● WHAT TO PRODUCE:
Return all lines that include the string "this".

****************

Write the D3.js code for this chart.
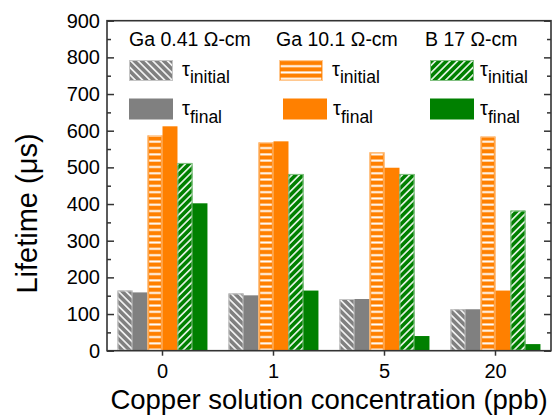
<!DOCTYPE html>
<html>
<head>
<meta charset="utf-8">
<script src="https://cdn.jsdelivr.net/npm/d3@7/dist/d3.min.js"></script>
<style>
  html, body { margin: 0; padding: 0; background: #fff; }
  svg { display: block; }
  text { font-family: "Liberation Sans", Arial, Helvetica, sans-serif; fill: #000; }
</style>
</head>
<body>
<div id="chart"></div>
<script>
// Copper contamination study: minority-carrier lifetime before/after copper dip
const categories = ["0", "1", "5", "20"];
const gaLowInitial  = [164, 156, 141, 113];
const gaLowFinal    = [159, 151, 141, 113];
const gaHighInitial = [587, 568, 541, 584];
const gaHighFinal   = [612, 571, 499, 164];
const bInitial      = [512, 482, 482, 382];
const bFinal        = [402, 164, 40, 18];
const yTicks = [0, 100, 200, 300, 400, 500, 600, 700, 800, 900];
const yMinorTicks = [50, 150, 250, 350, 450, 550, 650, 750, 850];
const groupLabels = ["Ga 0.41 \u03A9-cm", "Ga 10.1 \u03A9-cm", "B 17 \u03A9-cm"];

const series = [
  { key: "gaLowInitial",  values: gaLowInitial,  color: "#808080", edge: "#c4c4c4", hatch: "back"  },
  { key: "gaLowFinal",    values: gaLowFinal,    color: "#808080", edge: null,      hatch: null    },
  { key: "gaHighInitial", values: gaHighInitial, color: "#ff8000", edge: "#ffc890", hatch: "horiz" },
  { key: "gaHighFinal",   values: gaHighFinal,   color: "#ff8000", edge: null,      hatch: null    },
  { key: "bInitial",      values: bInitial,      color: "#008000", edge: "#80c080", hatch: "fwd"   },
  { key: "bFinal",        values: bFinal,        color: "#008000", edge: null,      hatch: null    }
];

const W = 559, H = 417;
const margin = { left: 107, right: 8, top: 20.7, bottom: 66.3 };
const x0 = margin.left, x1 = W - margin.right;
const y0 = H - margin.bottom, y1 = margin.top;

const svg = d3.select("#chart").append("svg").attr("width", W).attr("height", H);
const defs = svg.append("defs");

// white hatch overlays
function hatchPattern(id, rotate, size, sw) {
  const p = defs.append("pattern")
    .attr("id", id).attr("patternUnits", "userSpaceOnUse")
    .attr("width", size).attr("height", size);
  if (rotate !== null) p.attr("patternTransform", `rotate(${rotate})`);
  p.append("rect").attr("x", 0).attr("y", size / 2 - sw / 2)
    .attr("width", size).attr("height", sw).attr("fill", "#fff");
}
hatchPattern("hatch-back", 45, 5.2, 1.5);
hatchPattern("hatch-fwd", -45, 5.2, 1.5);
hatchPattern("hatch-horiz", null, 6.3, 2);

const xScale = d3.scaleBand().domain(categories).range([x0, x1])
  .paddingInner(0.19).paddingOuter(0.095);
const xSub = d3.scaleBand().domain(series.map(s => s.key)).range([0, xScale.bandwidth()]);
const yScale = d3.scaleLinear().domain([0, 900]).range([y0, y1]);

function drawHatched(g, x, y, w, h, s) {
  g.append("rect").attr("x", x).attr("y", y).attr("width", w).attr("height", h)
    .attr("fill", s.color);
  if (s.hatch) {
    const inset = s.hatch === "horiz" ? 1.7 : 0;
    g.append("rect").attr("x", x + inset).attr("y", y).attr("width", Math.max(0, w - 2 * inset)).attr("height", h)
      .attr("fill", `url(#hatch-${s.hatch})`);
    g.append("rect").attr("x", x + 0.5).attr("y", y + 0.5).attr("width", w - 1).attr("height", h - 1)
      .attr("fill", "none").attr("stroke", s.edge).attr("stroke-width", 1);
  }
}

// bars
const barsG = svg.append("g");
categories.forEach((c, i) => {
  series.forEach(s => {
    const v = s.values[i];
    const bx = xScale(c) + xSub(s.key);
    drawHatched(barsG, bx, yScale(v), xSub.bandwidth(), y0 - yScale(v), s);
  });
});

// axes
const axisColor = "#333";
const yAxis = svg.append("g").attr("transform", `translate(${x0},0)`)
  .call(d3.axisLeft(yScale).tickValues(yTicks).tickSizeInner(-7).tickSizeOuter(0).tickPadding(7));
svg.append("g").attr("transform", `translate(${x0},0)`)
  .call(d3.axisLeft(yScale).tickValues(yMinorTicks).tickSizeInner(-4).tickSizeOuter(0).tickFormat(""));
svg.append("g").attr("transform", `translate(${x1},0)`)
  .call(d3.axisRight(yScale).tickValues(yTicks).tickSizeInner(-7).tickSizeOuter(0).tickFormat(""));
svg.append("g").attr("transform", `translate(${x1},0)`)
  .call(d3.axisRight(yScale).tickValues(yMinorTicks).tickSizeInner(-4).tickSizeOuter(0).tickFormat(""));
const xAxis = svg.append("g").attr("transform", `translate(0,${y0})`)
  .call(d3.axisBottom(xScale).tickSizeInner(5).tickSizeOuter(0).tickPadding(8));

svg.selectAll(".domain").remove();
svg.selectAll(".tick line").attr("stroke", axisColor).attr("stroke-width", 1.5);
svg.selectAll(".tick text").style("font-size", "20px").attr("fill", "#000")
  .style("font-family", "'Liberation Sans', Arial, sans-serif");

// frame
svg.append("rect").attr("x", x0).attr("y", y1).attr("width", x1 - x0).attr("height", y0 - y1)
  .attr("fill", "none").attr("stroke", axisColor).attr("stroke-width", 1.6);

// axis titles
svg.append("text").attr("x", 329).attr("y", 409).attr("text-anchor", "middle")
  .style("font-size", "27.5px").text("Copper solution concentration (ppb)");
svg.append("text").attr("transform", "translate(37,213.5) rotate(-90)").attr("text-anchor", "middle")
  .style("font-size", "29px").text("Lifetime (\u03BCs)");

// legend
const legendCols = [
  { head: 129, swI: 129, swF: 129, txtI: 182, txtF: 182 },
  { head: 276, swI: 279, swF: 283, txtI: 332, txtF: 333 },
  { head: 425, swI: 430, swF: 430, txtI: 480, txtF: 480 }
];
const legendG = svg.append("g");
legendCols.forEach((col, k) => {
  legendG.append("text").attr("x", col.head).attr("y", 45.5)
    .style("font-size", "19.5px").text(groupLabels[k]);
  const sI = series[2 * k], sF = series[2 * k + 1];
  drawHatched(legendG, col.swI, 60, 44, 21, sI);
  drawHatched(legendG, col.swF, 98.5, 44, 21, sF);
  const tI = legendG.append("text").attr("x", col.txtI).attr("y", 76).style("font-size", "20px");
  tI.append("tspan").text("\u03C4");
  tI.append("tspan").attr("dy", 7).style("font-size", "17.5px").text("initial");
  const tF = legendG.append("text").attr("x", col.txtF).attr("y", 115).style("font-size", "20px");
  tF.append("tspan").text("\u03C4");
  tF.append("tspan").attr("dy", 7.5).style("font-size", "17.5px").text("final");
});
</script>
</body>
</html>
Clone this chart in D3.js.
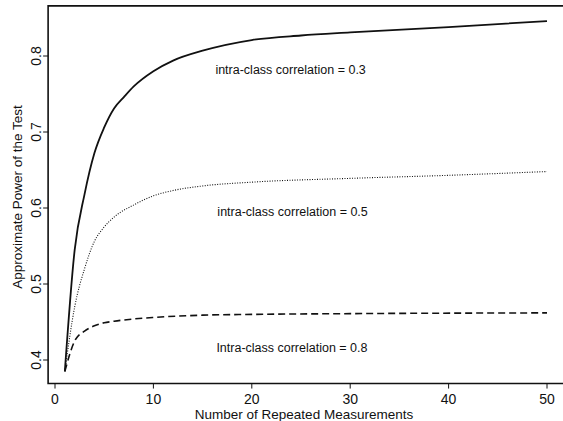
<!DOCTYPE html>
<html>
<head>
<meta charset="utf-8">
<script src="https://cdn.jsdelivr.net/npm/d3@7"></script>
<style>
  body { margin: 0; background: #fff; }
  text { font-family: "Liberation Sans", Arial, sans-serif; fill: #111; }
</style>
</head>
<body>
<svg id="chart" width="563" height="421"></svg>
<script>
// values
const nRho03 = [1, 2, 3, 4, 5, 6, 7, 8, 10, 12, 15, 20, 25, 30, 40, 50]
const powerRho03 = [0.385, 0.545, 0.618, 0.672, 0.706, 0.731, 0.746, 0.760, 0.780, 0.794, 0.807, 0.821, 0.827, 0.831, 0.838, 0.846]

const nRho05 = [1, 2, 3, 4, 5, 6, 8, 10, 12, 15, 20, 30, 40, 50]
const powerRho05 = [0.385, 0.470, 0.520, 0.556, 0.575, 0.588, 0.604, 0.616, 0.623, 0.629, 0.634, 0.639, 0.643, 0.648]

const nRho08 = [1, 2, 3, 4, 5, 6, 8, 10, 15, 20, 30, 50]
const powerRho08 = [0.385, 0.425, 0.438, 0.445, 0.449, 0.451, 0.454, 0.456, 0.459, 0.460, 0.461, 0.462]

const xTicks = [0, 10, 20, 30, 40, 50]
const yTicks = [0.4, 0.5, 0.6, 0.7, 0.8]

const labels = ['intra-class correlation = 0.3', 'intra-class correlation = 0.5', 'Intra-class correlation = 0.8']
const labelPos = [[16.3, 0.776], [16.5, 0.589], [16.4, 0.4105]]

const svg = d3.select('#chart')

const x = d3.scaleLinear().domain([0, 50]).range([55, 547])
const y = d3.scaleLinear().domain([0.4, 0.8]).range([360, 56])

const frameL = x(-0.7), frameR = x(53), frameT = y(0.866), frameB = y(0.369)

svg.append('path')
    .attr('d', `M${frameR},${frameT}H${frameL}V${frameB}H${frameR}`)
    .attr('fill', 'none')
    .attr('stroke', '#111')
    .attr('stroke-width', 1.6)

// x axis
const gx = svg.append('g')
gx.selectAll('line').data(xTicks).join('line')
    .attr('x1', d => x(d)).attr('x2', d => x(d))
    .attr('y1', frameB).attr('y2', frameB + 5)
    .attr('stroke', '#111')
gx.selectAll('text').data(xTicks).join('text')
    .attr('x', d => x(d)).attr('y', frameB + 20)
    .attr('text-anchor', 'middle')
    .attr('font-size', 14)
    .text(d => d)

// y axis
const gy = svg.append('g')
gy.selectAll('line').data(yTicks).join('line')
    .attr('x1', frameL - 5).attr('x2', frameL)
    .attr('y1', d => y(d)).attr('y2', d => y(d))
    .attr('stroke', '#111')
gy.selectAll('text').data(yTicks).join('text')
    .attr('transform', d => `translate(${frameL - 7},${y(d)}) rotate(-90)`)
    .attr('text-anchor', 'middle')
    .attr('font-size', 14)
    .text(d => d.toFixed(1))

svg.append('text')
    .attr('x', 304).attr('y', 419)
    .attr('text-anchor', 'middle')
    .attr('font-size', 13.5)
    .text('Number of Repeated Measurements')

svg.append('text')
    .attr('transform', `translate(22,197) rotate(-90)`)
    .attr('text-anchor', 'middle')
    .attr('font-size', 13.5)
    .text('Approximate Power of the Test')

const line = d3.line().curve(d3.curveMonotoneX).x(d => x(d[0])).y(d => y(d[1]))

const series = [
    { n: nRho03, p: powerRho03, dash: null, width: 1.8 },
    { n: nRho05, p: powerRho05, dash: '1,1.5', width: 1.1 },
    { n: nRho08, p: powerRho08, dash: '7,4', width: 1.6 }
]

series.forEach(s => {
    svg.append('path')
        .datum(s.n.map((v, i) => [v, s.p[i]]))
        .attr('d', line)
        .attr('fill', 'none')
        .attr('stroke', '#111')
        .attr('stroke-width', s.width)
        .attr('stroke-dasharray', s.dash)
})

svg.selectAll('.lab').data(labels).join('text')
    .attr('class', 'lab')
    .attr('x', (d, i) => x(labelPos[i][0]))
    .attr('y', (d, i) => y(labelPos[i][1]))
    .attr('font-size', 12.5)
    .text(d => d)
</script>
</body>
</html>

****************

● SOLUTION BELOW:
Write the D3.js code for this chart.
Clone this chart in D3.js.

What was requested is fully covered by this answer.